Studying the influence of enflurane, isoflurane, and sevoflurane on the DPPC lipid bilayer using the analysis of variance and parallel factor analysis

The optimization of anesthetic dosage requires a clear understanding of the exact mechanism of an anesthetic action. To date, it is still not clear whether the mechanism involves the direct binding of the anesthetic molecule to the transmembrane protein or is based on the indirect influence of the protein activity throughout the perturbation of membrane lipids. The aim of this study was to clarify the mechanism of the anesthetic action of enflurane, isoflurane, and sevoflurane, which are preferred inhalation anesthetics in modern surgery due to their low toxicity and high lipid solubility.
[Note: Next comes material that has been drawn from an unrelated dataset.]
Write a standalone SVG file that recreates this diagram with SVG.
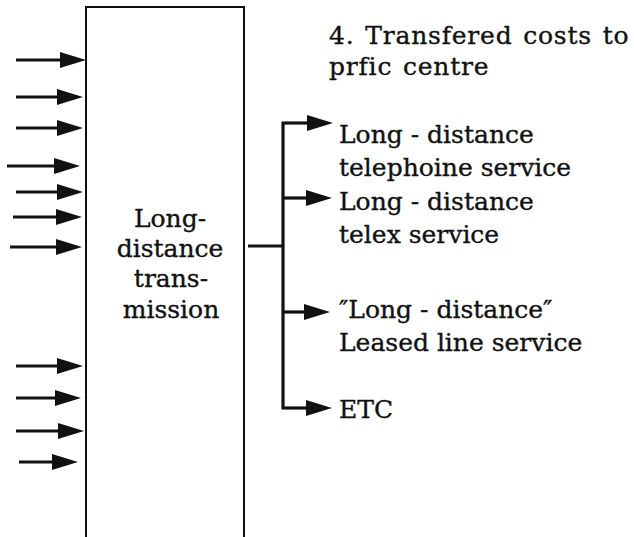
<svg xmlns="http://www.w3.org/2000/svg" width="634" height="537" viewBox="0 0 634 537">
<style>
.t{font-family:"DejaVu Serif","Liberation Serif",serif;font-size:25px;fill:#111;stroke:#111;stroke-width:0.35}
.ti{letter-spacing:0.8px;word-spacing:2px}
.c{stroke:#111;stroke-width:3.2;fill:none}
.box{fill:#fff;stroke:#111;stroke-width:2}
</style>
<defs>
<marker id="ah" markerUnits="userSpaceOnUse" markerWidth="26" markerHeight="16" refX="6" refY="8" orient="auto" overflow="visible">
<path d="M0,0 L26,8 L0,16 z" fill="#111"/>
</marker>
</defs>
<rect width="634" height="537" fill="#fff"/>
<g id="box">
<rect class="box" x="86" y="7" width="158" height="540"/>
<text class="t" text-anchor="middle"><tspan x="170" y="227">Long-</tspan><tspan x="170" y="257">distance</tspan><tspan x="171" y="287">trans-</tspan><tspan x="171" y="318">mission</tspan></text>
</g>
<g id="title">
<text class="t ti" x="329" y="44">4. Transfered costs to</text>
<text class="t ti" x="329" y="75">prfic centre</text>
</g>
<g id="connectors">
<line class="c" x1="16" y1="60" x2="66" y2="60" marker-end="url(#ah)"/>
<line class="c" x1="16" y1="97" x2="63" y2="97" marker-end="url(#ah)"/>
<line class="c" x1="16" y1="128" x2="63" y2="128" marker-end="url(#ah)"/>
<line class="c" x1="7" y1="166" x2="60" y2="166" marker-end="url(#ah)"/>
<line class="c" x1="16" y1="192" x2="63" y2="192" marker-end="url(#ah)"/>
<line class="c" x1="13" y1="217" x2="62" y2="217" marker-end="url(#ah)"/>
<line class="c" x1="10" y1="247" x2="62" y2="247" marker-end="url(#ah)"/>
<line class="c" x1="16" y1="366" x2="63" y2="366" marker-end="url(#ah)"/>
<line class="c" x1="16" y1="398" x2="61" y2="398" marker-end="url(#ah)"/>
<line class="c" x1="16" y1="431" x2="64" y2="431" marker-end="url(#ah)"/>
<line class="c" x1="19" y1="462" x2="58" y2="462" marker-end="url(#ah)"/>
<line class="c" x1="248" y1="246" x2="283" y2="246"/>
<line class="c" x1="283" y1="122" x2="283" y2="409"/>
<line class="c" x1="282" y1="123" x2="313" y2="123" marker-end="url(#ah)"/>
<line class="c" x1="283" y1="198" x2="312" y2="198" marker-end="url(#ah)"/>
<line class="c" x1="283" y1="312" x2="310" y2="312" marker-end="url(#ah)"/>
<line class="c" x1="282" y1="408" x2="312" y2="408" marker-end="url(#ah)"/>
</g>
<g id="out1"><text class="t"><tspan x="339" y="143">Long - distance</tspan><tspan x="339" y="176">telephoine service</tspan></text></g>
<g id="out2"><text class="t"><tspan x="339" y="210">Long - distance</tspan><tspan x="339" y="243">telex service</tspan></text></g>
<g id="out3"><text class="t"><tspan x="339" y="318">″Long - distance″</tspan><tspan x="339" y="351">Leased line service</tspan></text></g>
<g id="out4"><text class="t" x="339" y="418">ETC</text></g>
</svg>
For this purpose, the influence of different concentrations of enflurane, isoflurane, and sevoflurane on the structural modification of the lipid membrane at various temperatures was studied using fluorescent probe spectroscopy. The resulting experimental multi-way excitation-emission data organized as temperatures × excitation wavelengths × emission wavelengths × anesthetic concentrations × type of anesthetic was explored and interpreted with a methodology combining analysis of variance (ANOVA) and parallel factor analysis (PARAFAC), which is in agreement with the underlying design of the experiment. The results suggest an indirect mechanism of action for all three anesthetics. Specifically, the strongest liquidizing effect is characteristic for sevoflurane thus indicating the weaker anesthetic action. Furthermore, the 'temperature × anesthetic' interaction factor is statistically insignificant, which confirms that the formation of an interdigitated phase does not depend on temperature. A transition from the gel-to-liquid-crystalline phase is observed due to the incorporation of sevoflurane into the bilayer, while the transition from an interdigitated to liquid-crystalline phase is due to the influence of enflurane and isoflurane on the bilayer.